WHAT THIS TASK INVOLVES: Quote word for word the lines below, beginning with the first and ending with the one that has "mag_y = [13.4, 18.3, 23.3, 28.6, 33.9, 39.3]". Drop the pictures.

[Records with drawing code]

-*-*-

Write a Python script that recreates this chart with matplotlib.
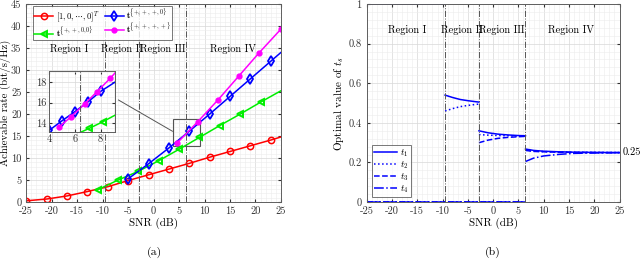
import numpy as np
import matplotlib
matplotlib.use("Agg")
import matplotlib.pyplot as plt
from matplotlib.ticker import MultipleLocator

plt.rcParams["font.family"] = "serif"
plt.rcParams["font.serif"] = ["cmr10", "DejaVu Serif"]
plt.rcParams["mathtext.fontset"] = "cm"
plt.rcParams["axes.unicode_minus"] = False
plt.rcParams["axes.formatter.use_mathtext"] = False

# ---- data: left panel (achievable rate) ----
red_x = [-25, -21, -17, -13, -9, -5, -1, 3, 7, 11, 15, 19, 23, 25]
red_y = [0.3, 0.7, 1.4, 2.4, 3.5, 4.9, 6.2, 7.5, 8.8, 10.2, 11.5, 12.8, 14.1, 14.8]
green_x = [-11, -7, -3, 1, 5, 9, 13, 17, 21, 25]
green_y = [2.8, 5.0, 7.0, 9.4, 12.0, 14.7, 17.4, 20.0, 22.7, 25.3]
blue_x = [-5, -1, 3, 7, 11, 15, 19, 23, 25]
blue_y = [5.3, 8.7, 12.3, 16.1, 20.0, 24.0, 28.0, 32.0, 34.0]
mag_x = [4.6, 8.7, 12.7, 16.7, 20.7, 25]
mag_y = [13.4, 18.3, 23.3, 28.6, 33.9, 39.3]

# inset (zoomed) data
blue_in_x = [4, 5, 6, 7, 8, 9.1]
blue_in_y = [13.25, 14.2, 15.1, 16.05, 17.1, 18.0]
mag_in_x = [4.75, 5.7, 6.75, 7.7, 8.75, 9.1]
mag_in_y = [13.55, 14.6, 15.85, 17.05, 18.4, 18.9]
green_in_x = [6.4, 7.1, 8.15, 9.1]
green_in_y = [13.05, 13.45, 14.1, 14.75]

bounds = [-9.5, -2.8, 6.4]
region_names = ["Region I", "Region II", "Region III", "Region IV"]
region_left_x = [-16.5, -6.2, 1.8, 15.5]
region_right_x = [-17, -6.2, 1.8, 15.5]

# ---- data: right panel (optimal t_s) ----
r1_x = [-25, -9.5]
r2_x = [-9.5, -8, -6.5, -5, -3.5, -2.8]
r2_t1 = [0.540, 0.528, 0.518, 0.512, 0.507, 0.505]
r2_t2 = [0.460, 0.472, 0.482, 0.488, 0.493, 0.495]
r3_x = [-2.8, -1, 1, 3, 5, 6.4]
r3_t1 = [0.360, 0.350, 0.343, 0.339, 0.336, 0.335]
r3_t2 = [0.341, 0.338, 0.336, 0.335, 0.334, 0.333]
r3_t3 = [0.300, 0.313, 0.322, 0.327, 0.330, 0.332]
r4_x = [6.4, 8, 10, 13, 16, 20, 25]
r4_t1 = [0.268, 0.261, 0.257, 0.254, 0.252, 0.251, 0.250]
r4_t2 = [0.264, 0.258, 0.255, 0.253, 0.251, 0.251, 0.250]
r4_t3 = [0.261, 0.256, 0.254, 0.252, 0.251, 0.250, 0.250]
r4_t4 = [0.205, 0.222, 0.233, 0.241, 0.246, 0.248, 0.250]

xticks = list(range(-25, 26, 5))
vline_c = "#555555"
spine_c = "#5e5e5e"
fs = 7.5


def style_axes(ax):
    ax.set_axisbelow(True)
    ax.grid(True, which="major", color="#d8d8d8", lw=0.5)
    ax.grid(True, which="minor", color="#ececec", lw=0.4)
    ax.tick_params(which="both", direction="in", top=True, right=True,
                   labelsize=fs, colors="#333333", length=2.5)
    ax.tick_params(which="minor", length=0)
    for s in ax.spines.values():
        s.set_color(spine_c)
        s.set_linewidth(0.7)


fig = plt.figure(figsize=(6.4, 2.67), dpi=100)

# ================= left panel =================
ax = fig.add_axes([0.041, 0.243, 0.398, 0.742])
ax.plot(red_x, red_y, "-o", color="r", mfc="none", ms=4.5, mew=1.1, lw=1.1,
        markevery=list(range(len(red_x) - 1)), label=r"$[1,0,\cdots,0]^T$")
ax.plot(green_x, green_y, "-<", color="#00ee00", mfc="none", ms=5, mew=1.4, lw=1.1,
        markevery=list(range(len(green_x) - 1)), label=r"$\mathbf{t}^{\{+,+,0,0\}}$")
ax.plot(blue_x, blue_y, "-d", color="b", mfc="none", ms=5.5, mew=1.3, lw=1.1,
        markevery=list(range(len(blue_x) - 1)), label=r"$\mathbf{t}^{\{+,+,+,0\}}$")
ax.plot(mag_x, mag_y, "-o", color="#ff00ff", ms=3.5, lw=1.1,
        label=r"$\mathbf{t}^{\{+,+,+,+\}}$")
for b in bounds:
    ax.axvline(b, color=vline_c, ls="-.", lw=0.7)
for name, xx in zip(region_names, region_left_x):
    ax.text(xx, 34.8, name, ha="center", va="center", fontsize=fs)
ax.set_xlim(-25, 25)
ax.set_ylim(0, 45)
ax.set_xticks(xticks)
ax.set_yticks(range(0, 46, 5))
ax.xaxis.set_minor_locator(MultipleLocator(1))
ax.yaxis.set_minor_locator(MultipleLocator(1))
style_axes(ax)
ax.set_xlabel("SNR (dB)", fontsize=fs + 0.5, labelpad=1)
ax.set_ylabel("Achievable rate (bit/s/Hz)", fontsize=fs + 0.3, labelpad=0)
leg = ax.legend(loc="upper left", ncol=2, fontsize=6.2, frameon=True,
                fancybox=False, edgecolor="#555555", handlelength=2.2,
                borderpad=0.1, labelspacing=0.0, columnspacing=0.6,
                handletextpad=0.3, borderaxespad=0.0,
                bbox_to_anchor=(0.028, 0.99))
leg.get_frame().set_linewidth(0.7)

# zoom rectangle and connector
ax.add_patch(plt.Rectangle((3.8, 12.7), 5.3, 6.2, fill=False, ec="#555555", lw=0.8))
ax.plot([-6.9, 3.7], [23.2, 16.1], color="#555555", lw=0.7)

# inset
axi = fig.add_axes([0.0766, 0.5056, 0.103, 0.2285])
axi.plot(blue_in_x, blue_in_y, "-d", color="b", mfc="none", ms=5.5, mew=1.3, lw=1.1,
         markevery=list(range(5)))
axi.plot(mag_in_x, mag_in_y, "-o", color="#ff00ff", ms=3.5, lw=1.1,
         markevery=list(range(5)))
axi.plot(green_in_x, green_in_y, "-<", color="#00ee00", mfc="none", ms=5, mew=1.4,
         lw=1.1, markevery=[1, 2])
axi.axvline(bounds[2], color=vline_c, ls="-.", lw=0.7)
axi.set_xlim(4, 9.1)
axi.set_ylim(13.1, 19.1)
axi.set_xticks([4, 6, 8])
axi.set_yticks([14, 16, 18])
axi.xaxis.set_minor_locator(MultipleLocator(0.5))
axi.yaxis.set_minor_locator(MultipleLocator(0.5))
style_axes(axi)
axi.set_facecolor("white")
axi.tick_params(pad=2)

fig.text(0.242, 0.055, "(a)", ha="center", va="center", fontsize=fs + 1)

# ================= right panel =================
bx = fig.add_axes([0.573, 0.243, 0.395, 0.742])
blue = "#0000ff"
lw = 1.1
# region I (and the zero parts of t2..t4)
bx.plot(r1_x, [1, 1], "-", color=blue, lw=lw, label=r"$t_1$")
bx.plot([-25, 6.4], [0, 0], ":", color=blue, lw=lw, label=r"$t_2$")
bx.plot([-25, 6.4], [0, 0], "--", color=blue, lw=lw, label=r"$t_3$")
bx.plot([-25, 6.4], [0, 0], "-.", color=blue, lw=lw, label=r"$t_4$")
# region II
bx.plot(r2_x, r2_t1, "-", color=blue, lw=lw)
bx.plot(r2_x, r2_t2, ":", color=blue, lw=lw)
# region III
bx.plot(r3_x, r3_t1, "-", color=blue, lw=lw)
bx.plot(r3_x, r3_t2, ":", color=blue, lw=lw)
bx.plot(r3_x, r3_t3, "--", color=blue, lw=lw)
# region IV
bx.plot(r4_x, r4_t1, "-", color=blue, lw=lw)
bx.plot(r4_x, r4_t2, ":", color=blue, lw=lw)
bx.plot(r4_x, r4_t3, "--", color=blue, lw=lw)
bx.plot(r4_x, r4_t4, "-.", color=blue, lw=lw)
for b in bounds:
    bx.axvline(b, color=vline_c, ls="-.", lw=0.7)
for name, xx in zip(region_names, region_right_x):
    bx.text(xx, 0.87, name, ha="center", va="center", fontsize=fs)
bx.text(25.6, 0.25, "0.25", ha="left", va="center", fontsize=fs)
bx.set_xlim(-25, 25)
bx.set_ylim(0, 1)
bx.set_xticks(xticks)
bx.set_yticks([0, 0.2, 0.4, 0.6, 0.8, 1])
bx.set_yticklabels(["0", "0.2", "0.4", "0.6", "0.8", "1"])
bx.xaxis.set_minor_locator(MultipleLocator(1))
bx.yaxis.set_minor_locator(MultipleLocator(0.04))
style_axes(bx)
bx.set_xlabel("SNR (dB)", fontsize=fs + 0.5, labelpad=1)
bx.set_ylabel(r"Optimal value of $t_s$", fontsize=fs + 0.5, labelpad=2)
leg2 = bx.legend(loc="lower left", fontsize=6.8, frameon=True, fancybox=False,
                 edgecolor="#555555", handlelength=2.4, borderpad=0.25,
                 labelspacing=0.05, handletextpad=0.3, borderaxespad=0.0,
                 bbox_to_anchor=(0.02, 0.025))
leg2.get_frame().set_linewidth(0.7)

fig.text(0.77, 0.055, "(b)", ha="center", va="center", fontsize=fs + 1)

fig.savefig("out.png", dpi=100)
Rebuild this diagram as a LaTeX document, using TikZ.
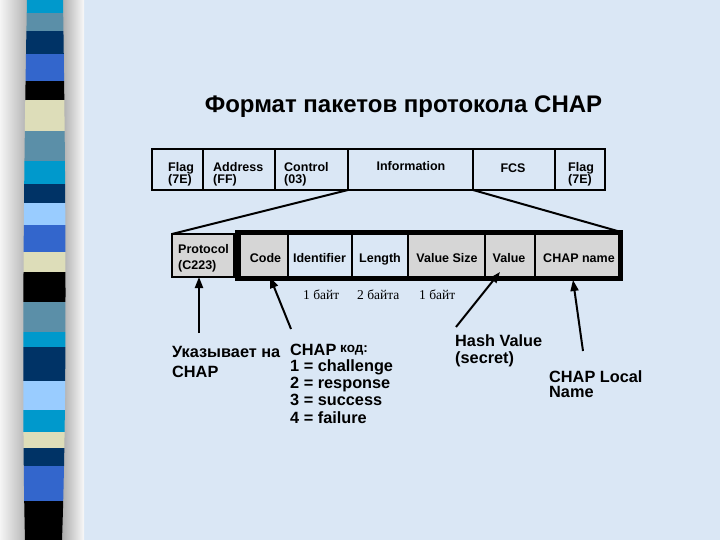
\documentclass[tikz,border=0pt]{standalone}
\usepackage{fontspec}
\setmainfont{Liberation Sans}
\newfontfamily\serifru{Liberation Serif}
\usetikzlibrary{arrows.meta}
\definecolor{bgblue}{HTML}{DAE7F5}
\definecolor{scyan}{HTML}{0099CC}
\definecolor{ssteel}{HTML}{5B8FA8}
\definecolor{snavy}{HTML}{003366}
\definecolor{sroyal}{HTML}{3366CC}
\definecolor{sbeige}{HTML}{DDDDB9}
\definecolor{slight}{HTML}{99CCFF}
\definecolor{cellgray}{HTML}{D6D6D6}
\begin{document}
\begin{tikzpicture}[x=1pt,y=-1pt,
  topcell/.style={draw=black, line width=2pt, inner sep=0, outer sep=0, anchor=north west, minimum height=41pt},
  lowcell/.style={draw=black, line width=1.5pt, inner sep=0, outer sep=0, anchor=north west, minimum height=43pt},
  graycell/.style={lowcell, fill=cellgray},
  thickbox/.style={draw=black, line width=4pt, inner sep=0, outer sep=0, anchor=north west},
  celltxt/.style={inner sep=0, font=\fontsize{12.5}{13}\selectfont\bfseries},
  lbl/.style={anchor=base west, inner sep=0, font=\fontsize{16.3}{17}\selectfont\bfseries},
  byte/.style={anchor=base west, inner sep=0, font=\fontsize{13.5}{14}\serifru},
  arr/.style={line width=2pt, -{Triangle[length=11pt,width=8pt]}},
  slant/.style={line width=2pt}
]
\useasboundingbox (0,0) rectangle (720,540);
% background
\fill[bgblue] (0,0) rectangle (720,540);
\shade[left color=white!92!gray, right color=gray!60] (0,0) rectangle (27,540);
\shade[left color=gray!65, right color=white!95!gray] (62,0) rectangle (84,540);
% stripes
\begin{scope}
\clip (27,0) -- (63,0) .. controls (66,200) and (67,400) .. (62,540) -- (25,540) .. controls (22,420) and (23,200) .. (27,0) -- cycle;
\foreach \a/\b/\c in {0/13/scyan,13/31/ssteel,31/54/snavy,54/81/sroyal,81/100/black,100/131/sbeige,131/161/ssteel,161/184/scyan,184/203/snavy,203/225/slight,225/252/sroyal,252/272/sbeige,272/302/black,302/332/ssteel,332/347/scyan,347/381/snavy,381/410/slight,410/432/scyan,432/448/sbeige,448/466/snavy,466/501/sroyal,501/540/black}
  \fill[\c] (20,\a) rectangle (70,\b);
\end{scope}
% title
\node[anchor=base, inner sep=0, font=\fontsize{24}{26}\selectfont\bfseries] (title) at (403.5,113) {Формат пакетов протокола CHAP};
% top row
\node[topcell, minimum width=51pt] (flagA) at (152,149) {};
\node[topcell, minimum width=72pt] (addr) at (203,149) {};
\node[topcell, minimum width=73pt] (ctrl) at (275,149) {};
\node[topcell, minimum width=125pt] (info) at (348,149) {};
\node[topcell, minimum width=82pt] (fcs) at (473,149) {};
\node[topcell, minimum width=50pt] (flagB) at (555,149) {};
\node[celltxt, anchor=base west] (tflagA) at (168,171.5) {Flag};
\node[celltxt, anchor=base west] (tflagA2) at (168,184) {(7E)};
\node[celltxt, anchor=base west] (taddr) at (213,171.5) {Address};
\node[celltxt, anchor=base west] (taddr2) at (213,184) {(FF)};
\node[celltxt, anchor=base west] (tctrl) at (284,171.5) {Control};
\node[celltxt, anchor=base west] (tctrl2) at (284,184) {(03)};
\node[celltxt, anchor=base] (tinfo) at (411,170.5) {Information};
\node[celltxt, anchor=base] (tfcs) at (513,172.5) {FCS};
\node[celltxt, anchor=base west] (tflagB) at (568,171.5) {Flag};
\node[celltxt, anchor=base west] (tflagB2) at (568,184) {(7E)};
% second row
\node[graycell, minimum width=62pt] (proto) at (172,234) {};
\node[graycell, minimum width=48pt] (code) at (240,234) {};
\node[lowcell, minimum width=64pt] (ident) at (288,234) {};
\node[lowcell, minimum width=56pt] (len) at (352,234) {};
\node[graycell, minimum width=77pt] (vsize) at (408,234) {};
\node[graycell, minimum width=50pt] (val) at (485,234) {};
\node[graycell, minimum width=84pt] (cname) at (535,234) {};
\node[thickbox, minimum width=384pt, minimum height=47pt] (chapbox) at (237,232) {};
\node[celltxt, anchor=base west] (tproto) at (178,254) {Protocol};
\node[celltxt, anchor=base west] (tproto2) at (178,269) {(C223)};
\node[celltxt, anchor=base] (tcode) at (265.5,262) {Code};
\node[celltxt, anchor=base] (tident) at (319.5,262) {Identifier};
\node[celltxt, anchor=base] (tlen) at (380,262) {Length};
\node[celltxt, anchor=base] (tvsize) at (447,262) {Value Size};
\node[celltxt, anchor=base] (tval) at (509,262) {Value};
\node[celltxt, anchor=base] (tcname) at (579,262) {CHAP name};
% slanted connectors
\draw[slant] (info.south west) -- (proto.north west);
\draw[slant] (info.south east) -- (chapbox.north east);
% byte sizes
\node[byte] (b1) at (303,299) {1 байт};
\node[byte] (b2) at (357,299) {2 байта};
\node[byte] (b3) at (419,299) {1 байт};
% labels
\node[lbl] (ukaz) at (172,357) {Указывает на};
\node[lbl] (ukaz2) at (172,377) {CHAP};
\node[lbl] (chapk) at (290,355.5) {CHAP};
\node[anchor=base west, inner sep=0, font=\fontsize{13.5}{14}\selectfont\bfseries] (kod) at (340,352.5) {код:};
\node[lbl] (c1) at (290,371) {1 = challenge};
\node[lbl] (c2) at (290,388) {2 = response};
\node[lbl] (c3) at (290,405.5) {3 = success};
\node[lbl] (c4) at (290,423) {4 = failure};
\node[lbl] (hash) at (455,346) {Hash Value};
\node[lbl] (hash2) at (455,363) {(secret)};
\node[lbl] (local) at (549,382) {CHAP Local};
\node[lbl] (local2) at (549,397) {Name};
% arrows
\coordinate (a1s) at (199,333);
\coordinate (a2s) at (291,329);
\coordinate (a2e) at (270,277);
\coordinate (a3s) at (456,327);
\coordinate (a3e) at (500,272);
\coordinate (a4s) at (583,351);
\coordinate (a4e) at (573,280);
\draw[arr] (a1s) -- (a1s |- proto.south);
\draw[arr] (a2s) -- (a2e);
\draw[arr] (a3s) -- (a3e);
\draw[arr] (a4s) -- (a4e);
\end{tikzpicture}
\end{document}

-*-*-

CORRECT RESPONSE:
Write a Python script that recreates this chart with matplotlib.
import numpy as np
import matplotlib
matplotlib.use("Agg")
import matplotlib.pyplot as plt
from matplotlib.ticker import MultipleLocator

plt.rcParams["font.family"] = "serif"
plt.rcParams["font.serif"] = ["cmr10", "DejaVu Serif"]
plt.rcParams["mathtext.fontset"] = "cm"
plt.rcParams["axes.unicode_minus"] = False
plt.rcParams["axes.formatter.use_mathtext"] = False

# ---- data: left panel (achievable rate) ----
red_x = [-25, -21, -17, -13, -9, -5, -1, 3, 7, 11, 15, 19, 23, 25]
red_y = [0.3, 0.7, 1.4, 2.4, 3.5, 4.9, 6.2, 7.5, 8.8, 10.2, 11.5, 12.8, 14.1, 14.8]
green_x = [-11, -7, -3, 1, 5, 9, 13, 17, 21, 25]
green_y = [2.8, 5.0, 7.0, 9.4, 12.0, 14.7, 17.4, 20.0, 22.7, 25.3]
blue_x = [-5, -1, 3, 7, 11, 15, 19, 23, 25]
blue_y = [5.3, 8.7, 12.3, 16.1, 20.0, 24.0, 28.0, 32.0, 34.0]
mag_x = [4.6, 8.7, 12.7, 16.7, 20.7, 25]
mag_y = [13.4, 18.3, 23.3, 28.6, 33.9, 39.3]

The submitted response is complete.